Résonnant, l’Ailleurs du « jamais entendu » de la musique de la voix de son analyste, a donné sa chance à l’énigme, le sens de la signification étant transcendé par le non-sens de la signifiance. Alors, celle-ci a fait virer le poids du réel du corps en légèreté, tandis qu’un imaginaire échappant au pouvoir du visible[3] a accepté de donner forme à cette nouveauté. Un nouage la tient sans qu’elle le sache. Elle se met à parler à nouveau durant les séances, le réel de la présence du « regard » étant oublié. Son rapport à l’espace et au temps n’est plus le même. Que peut en dire son analyste ?

[1]à rapprocher de la constitution de l’objet comme perdu
[2]J. Lacan, Séminaire XI,Paris, Seuil, 1973, p.96.

[3]imaginaire non spéculaire qui s’origine du langage. A distinguer de l’imaginaire spéculaire relevant du visible.

La sidération toujours nouvelle de la pulsion invocante a donné sa chance à l’insaisissable Altérité qui se transmet secrètement. Quel secret recèle-t-elle ? Celui d’apparaître en pleine lumière pour le bon entendeur, celui qui n’est pas déjà là. « Vivre la pulsion » pourrait correspondre à l’instant où le bon entendeur à venir advient de ce nouage secret du réel, du symbolique et de l’imaginaire non spéculaire…

Pour solliciter
Si le fait d’entendre sans qu’elle sache ce qu’elle a entendu est opérant, c’est parce qu’un nouveau transfert sur le temps est apparu. Jusque là, elle ne connaissait que le transfert sur le supposé savoir, sujet ou Autre. En un éclair, s’est donné à elle, dans l’inattendu, ce qui pulse[1]. Alors le mouvement se redéclenche, le réel du corps retrouve sa légèreté et l’espace s’ouvre puisque l’objet du fantasme qui le cadrait est advenu comme perdu.

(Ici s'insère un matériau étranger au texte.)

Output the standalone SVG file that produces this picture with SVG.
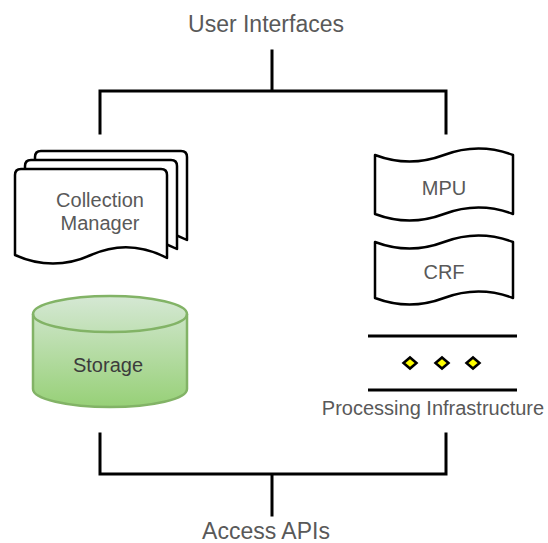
<svg xmlns="http://www.w3.org/2000/svg" width="548" height="543" viewBox="0 0 548 543">
  <style>
    .lbl { font-family: "Liberation Sans", Arial, Helvetica, sans-serif; fill: #595959; text-anchor: middle; }
    .big { font-size: 23px; }
    .mid { font-size: 20px; }
    .shape { fill: #ffffff; stroke: #000000; stroke-width: 2.5; stroke-linejoin: round; }
    .wire { fill: none; stroke: #000000; stroke-width: 3; stroke-linecap: square; stroke-linejoin: miter; }
    .rule { stroke: #000000; stroke-width: 3; }
    .dot { fill: #ffff00; stroke: #000000; stroke-width: 2.5; stroke-linejoin: miter; }
  </style>
  <defs>
    <linearGradient id="storageFill" x1="0" y1="0" x2="0" y2="1">
      <stop offset="0" stop-color="#d5e8d4"/>
      <stop offset="1" stop-color="#97d077"/>
    </linearGradient>
    <!-- document sheet with a wavy lower edge -->
    <path id="sheet" d="M15,175 Q15,169 21,169 H161 Q167,169 167,175 V258 Q129,238 91,255 Q53,272 15,255 Z"/>
    <!-- small yellow diamond -->
    <polygon id="gem" class="dot" points="-6.5,0 0,-5.5 6.5,0 0,5.5"/>
  </defs>

  <rect width="548" height="543" fill="#ffffff"/>

  <!-- connectors -->
  <g id="connectors">
    <path class="wire" d="M272,51 V91 M100,133 V91 H446 V133"/>
    <path class="wire" d="M100,434 V474 H446 V434 M272,474 V515"/>
  </g>

  <g id="user-interfaces">
    <text class="lbl big" x="266" y="32">User Interfaces</text>
  </g>

  <g id="access-apis">
    <text class="lbl big" x="266" y="539">Access APIs</text>
  </g>

  <g id="collection-manager">
    <use href="#sheet" class="shape" transform="translate(20,-18)"/>
    <use href="#sheet" class="shape" transform="translate(10,-9)"/>
    <use href="#sheet" class="shape"/>
    <text class="lbl mid" x="100" y="207">Collection</text>
    <text class="lbl mid" x="100" y="230">Manager</text>
  </g>

  <g id="storage">
    <path d="M33,314 A77,18 0 0 1 187,314 V389 A77,18 0 0 1 33,389 Z" fill="url(#storageFill)" stroke="#82b366" stroke-width="2.5"/>
    <path d="M33,314 A77,18 0 0 0 187,314" fill="none" stroke="#82b366" stroke-width="2.5"/>
    <text class="lbl mid" x="108" y="372" style="fill:#3c3c3c">Storage</text>
  </g>

  <g id="mpu">
    <path class="shape" d="M375,155 Q409.5,168 444,155 Q478.5,142 513,155 V214 Q478.5,201 444,214 Q409.5,227 375,214 Z"/>
    <text class="lbl mid" x="444" y="195">MPU</text>
  </g>

  <g id="crf">
    <path class="shape" d="M375,242 Q409.5,255 444,242 Q478.5,229 513,242 V298 Q478.5,285 444,298 Q409.5,311 375,298 Z"/>
    <text class="lbl mid" x="444" y="279">CRF</text>
  </g>

  <g id="processing-infrastructure">
    <line class="rule" x1="368" y1="336" x2="517" y2="336"/>
    <line class="rule" x1="368" y1="390" x2="517" y2="390"/>
    <use href="#gem" x="410" y="363"/>
    <use href="#gem" x="442" y="363"/>
    <use href="#gem" x="473" y="363"/>
    <text class="lbl mid" x="433" y="415">Processing Infrastructure</text>
  </g>
</svg>
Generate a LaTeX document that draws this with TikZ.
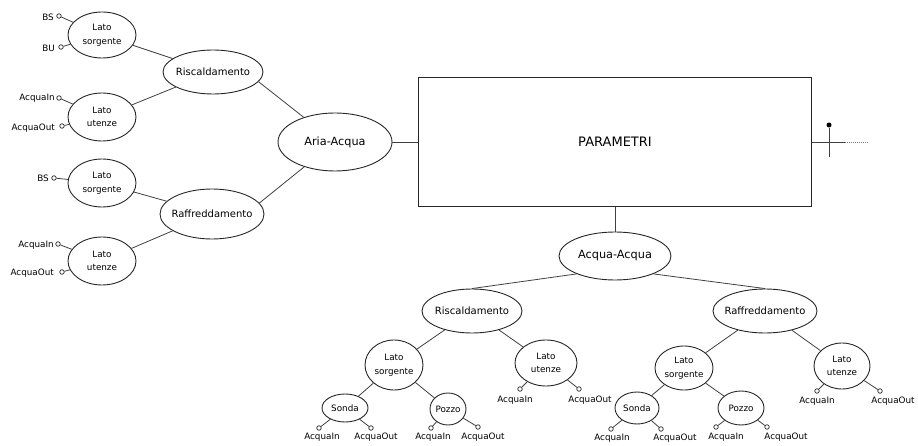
\documentclass[tikz,border=0pt]{standalone}
\usepackage{fontspec}
\setmainfont{DejaVu Sans}
\usetikzlibrary{shapes.geometric,positioning}

\begin{document}
\begin{tikzpicture}[
    x=1pt, y=-1pt,
    ell/.style={ellipse, draw=black!85, line width=0.9pt, inner xsep=-4pt, inner ysep=0pt, align=center},
    lato/.style={ell, font=\fontsize{8.8}{13.5}\selectfont},
    modo/.style={ell, font=\fontsize{10}{13}\selectfont},
    tipo/.style={ell, font=\fontsize{11.3}{14}\selectfont},
    pinc/.style={circle, draw=black!85, line width=0.7pt, inner sep=0pt, minimum size=4.5pt, fill=white},
    lbl/.style={inner sep=1pt, font=\fontsize{8.8}{11}\selectfont},
    link/.style={draw=black!75, line width=0.8pt}
]
    \useasboundingbox (0,0) rectangle (918,446);

    % Aria-Acqua
    \node[lato, minimum width=68pt, minimum height=46pt] (ls1) at (102,35) {Lato\\sorgente};
    \node[lato, minimum width=68pt, minimum height=48pt] (lu1) at (102,117) {Lato\\utenze};
    \node[modo, minimum width=100pt, minimum height=44pt] (risc1) at (213,72) {Riscaldamento};
    \node[lato, minimum width=68pt, minimum height=48pt] (ls2) at (102,183) {Lato\\sorgente};
    \node[lato, minimum width=68pt, minimum height=48pt] (lu2) at (102,261) {Lato\\utenze};
    \node[modo, minimum width=104pt, minimum height=50pt] (raff1) at (212,214) {Raffreddamento};
    \node[tipo, minimum width=114pt, minimum height=58pt] (aria) at (335,142) {Aria-Acqua};

    % Ingressi / uscite a sinistra
    \node[pinc] (bs1) at (59,16) {};
    \node[lbl, anchor=east] (bs1t) at (55,17) {BS};
    \node[pinc] (bu1) at (61,47) {};
    \node[lbl, anchor=east] (bu1t) at (56,48) {BU};
    \node[pinc] (in1) at (59,98) {};
    \node[lbl, anchor=east] (in1t) at (56,98) {AcquaIn};
    \node[pinc] (out1) at (62,126) {};
    \node[lbl, anchor=east] (out1t) at (56,128) {AcquaOut};
    \node[pinc] (bs2) at (54,178) {};
    \node[lbl, anchor=east] (bs2t) at (50,178) {BS};
    \node[pinc] (in2) at (58,244) {};
    \node[lbl, anchor=east] (in2t) at (55,245) {AcquaIn};
    \node[pinc] (out2) at (62,272) {};
    \node[lbl, anchor=east] (out2t) at (55,273) {AcquaOut};

    % Parametri e Acqua-Acqua
    \node[draw=black!85, line width=1pt, minimum width=393pt, minimum height=129pt, font=\fontsize{13}{15}\selectfont] (param) at (615,142) {PARAMETRI};
    \node[tipo, minimum width=112pt, minimum height=48pt] (aa) at (615,256) {Acqua-Acqua};
    \node[modo, minimum width=100pt, minimum height=44pt] (risc2) at (472,311) {Riscaldamento};
    \node[modo, minimum width=104pt, minimum height=44pt] (raff2) at (765,311) {Raffreddamento};
    \node[lato, minimum width=58pt, minimum height=50pt] (ls3) at (394,365) {Lato\\sorgente};
    \node[lato, minimum width=62pt, minimum height=46pt] (lu3) at (546,363) {Lato\\utenze};
    \node[lato, minimum width=58pt, minimum height=44pt] (ls4) at (684,368) {Lato\\sorgente};
    \node[lato, minimum width=56pt, minimum height=46pt] (lu4) at (842,366) {Lato\\utenze};
    \node[lato, minimum width=46pt, minimum height=28pt] (sonda1) at (345,408) {Sonda};
    \node[lato, minimum width=36pt, minimum height=32pt] (pozzo1) at (448,409) {Pozzo};
    \node[lato, minimum width=44pt, minimum height=32pt] (sonda2) at (637,408) {Sonda};
    \node[lato, minimum width=46pt, minimum height=34pt] (pozzo2) at (741,408) {Pozzo};

    % Ingressi / uscite in basso
    \node[pinc] (in3) at (319,428) {};
    \node[lbl] (in3t) at (322,437) {AcquaIn};
    \node[pinc] (out3) at (371,428) {};
    \node[lbl] (out3t) at (376,437) {AcquaOut};
    \node[pinc] (in4) at (431,428) {};
    \node[lbl] (in4t) at (433,437) {AcquaIn};
    \node[pinc] (out4) at (478,427) {};
    \node[lbl] (out4t) at (483,437) {AcquaOut};
    \node[pinc] (in5) at (520,389) {};
    \node[lbl] (in5t) at (515,400) {AcquaIn};
    \node[pinc] (out5) at (579,389) {};
    \node[lbl] (out5t) at (590,400) {AcquaOut};
    \node[pinc] (in6) at (611,429) {};
    \node[lbl] (in6t) at (612,438) {AcquaIn};
    \node[pinc] (out6) at (661,429) {};
    \node[lbl] (out6t) at (675,438) {AcquaOut};
    \node[pinc] (in7) at (716,427) {};
    \node[lbl] (in7t) at (726,437) {AcquaIn};
    \node[pinc] (out7) at (767,427) {};
    \node[lbl] (out7t) at (786,437) {AcquaOut};
    \node[pinc] (in8) at (817,391) {};
    \node[lbl] (in8t) at (817,401) {AcquaIn};
    \node[pinc] (out8) at (880,391) {};
    \node[lbl] (out8t) at (893,401) {AcquaOut};

    % Uscita a destra
    \coordinate (solidend) at (845,142);
    \coordinate (dotend) at (868,142);
    \node[circle, fill=black, inner sep=0pt, minimum size=5pt] (dot) at (829,125) {};
    \coordinate (tickend) at (829,157);

    % Collegamenti
    \draw[link] (ls1) -- (risc1);
    \draw[link] (lu1) -- (risc1);
    \draw[link] (ls2) -- (raff1);
    \draw[link] (lu2) -- (raff1);
    \draw[link] (risc1.-12) -- (aria);
    \draw[link] (raff1.13) -- (aria);
    \draw[link] (aria) -- (param);
    \draw[link] (param) -- (aa);
    \draw[link] (aa.205) -- (risc2.north);
    \draw[link] (aa.335) -- (raff2.north);
    \draw[link] (risc2) -- (ls3);
    \draw[link] (risc2) -- (lu3);
    \draw[link] (raff2) -- (ls4);
    \draw[link] (raff2) -- (lu4);
    \draw[link] (ls3) -- (sonda1);
    \draw[link] (ls3) -- (pozzo1);
    \draw[link] (ls4) -- (sonda2);
    \draw[link] (ls4) -- (pozzo2);

    \draw[link] (bs1) -- (ls1);
    \draw[link] (bu1) -- (ls1);
    \draw[link] (in1) -- (lu1);
    \draw[link] (out1) -- (lu1);
    \draw[link] (bs2) -- (ls2);
    \draw[link] (in2) -- (lu2);
    \draw[link] (out2) -- (lu2);
    \draw[link] (in3) -- (sonda1);
    \draw[link] (out3) -- (sonda1);
    \draw[link] (in4) -- (pozzo1);
    \draw[link] (out4) -- (pozzo1);
    \draw[link] (in5) -- (lu3);
    \draw[link] (out5) -- (lu3);
    \draw[link] (in6) -- (sonda2);
    \draw[link] (out6) -- (sonda2);
    \draw[link] (in7) -- (pozzo2);
    \draw[link] (out7) -- (pozzo2);
    \draw[link] (in8) -- (lu4);
    \draw[link] (out8) -- (lu4);

    \draw[link] (param.east) -- (solidend);
    \draw[link, draw=black!50, dash pattern=on 1pt off 1pt] (solidend) -- (dotend);
    \draw[link] (dot) -- (tickend);
\end{tikzpicture}
\end{document}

N’est-ce pas ce nouveau monde que Lacan suppose à l’horizon de l’interprétation par l’apparition des « signifiants irréductibles faits de non-sens »[2], transmis par l’analyste à l’analysant ?

[1] qui n’entre pas dans le champ de la demande et de ce qui la délimite, le fantasme.

[2] J. Lacan, Livre XI, Seuil, 1973, p.226.

*Remarque du 5/09/01.Ce texte a été écrit le 26 juin 2001 pour le Lacanoaméricain. Il y manque l’après-coup à l’exposé du 30/08/01 à Récife (Brésil) qui en fait actuellement partie et que je peux énoncer à présent : si la disparition de l’image spéculaire i(a) fait apparaître du « savoir dans le réel » qui immobilise immédiatement le mouvement pulsionnel de la pulsion scopique (p. 4), l’altérité de la pulsion invocante (p.5), du fait qu’elle a pu être reçue par l’analysante à partir du transmetteur qu’ a été soudainement le son de la voix de l’analyste, a déclenché à nouveau le mouvement pulsionnel de la pulsion scopique. Alors, a été crée un temps nouveau dans le transfert, celui de l’intrication de la pulsion invocante et de la pulsion scopique. Cette création va dans le prolongement de l’affirmation de Freud selon laquelle l’inconscient ne connaît pas le temps au sens chronologique puisqu’il n’est qu’ « ouverture », éclipse, insaisissable pour l’imaginaire spéculaire du maître à penser qu’est le moi.